Sound Bytes with Axiom’s ‘Mr. Reality’ – Industrial Designer, Victor Fulton

Why is Virtual Reality a next step for Axiom?

If we look at Axiom’s current capabilities in design, CAD, modeling & simulation, and testing, it’s an organic progression for us to combine those elements into one platform to collaborate, create, test, and obtain physical data from samples.  We are already driving 3D content and learning about material behaviors via M&S, so to leverage virtual reality from a design standpoint is very intriguing to us. 

How will virtual change the way you design and interact with clients?

The design and manufacturing development process that exists today requires multiple concept iterations, growing and paying for prototypes, and a fairly extensive submission and approval process.  Then you get into the production and manufacturing side of things and you need molds, you need to figure out line equipment and automations, and you need logistics and packaging.  It’s really an extravagant lifecycle.  I think our plan is to condense that into an environment that allows for greater collaboration, quicker decision-making, and that enables our clients to interact with products and parts in a more natural way.  That’s the bottom line.

Why did you choose the HTC Vive as a platform?

If you go back several years, the Oculus Rift was released…and it was really cool, but you couldn’t move around in the space.  Then the HTC debuted with the new room tracking sensors and for us at the time it made more sense.  Projecting out into the future I’m sure the technology is going to change even more drastically, and there are going to be other players in the game.  We obviously don’t want to lock ourselves into one technology, but HTC is a good stepping stone to enable Axiom to start launching some of our ideas today.

As a designer, what difficulties exist in the VR landscape?

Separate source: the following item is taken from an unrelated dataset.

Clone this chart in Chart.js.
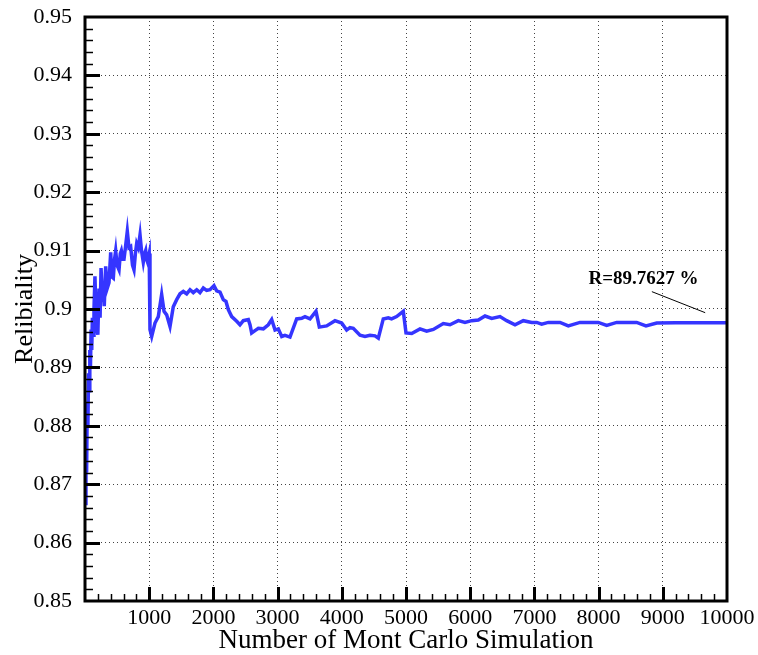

There is a lack of content from an enterprise level; enterprise meaning group collaboration at a technical level including the math behind shapes and things like that.  Right now it’s easy to play a game and score points in VR, but content creation in the sense of placing an object in an environment and interacting with it, that’s pretty limited.  The primary hurdle is lack of content for professional users outside of gaming.  At Axiom, we are cognizant of how we develop our products in 3D and their potential translation to VR, but it is important for others to understand the background work and understanding of material properties that needs to happen in order to make the environment and products look visually realistic.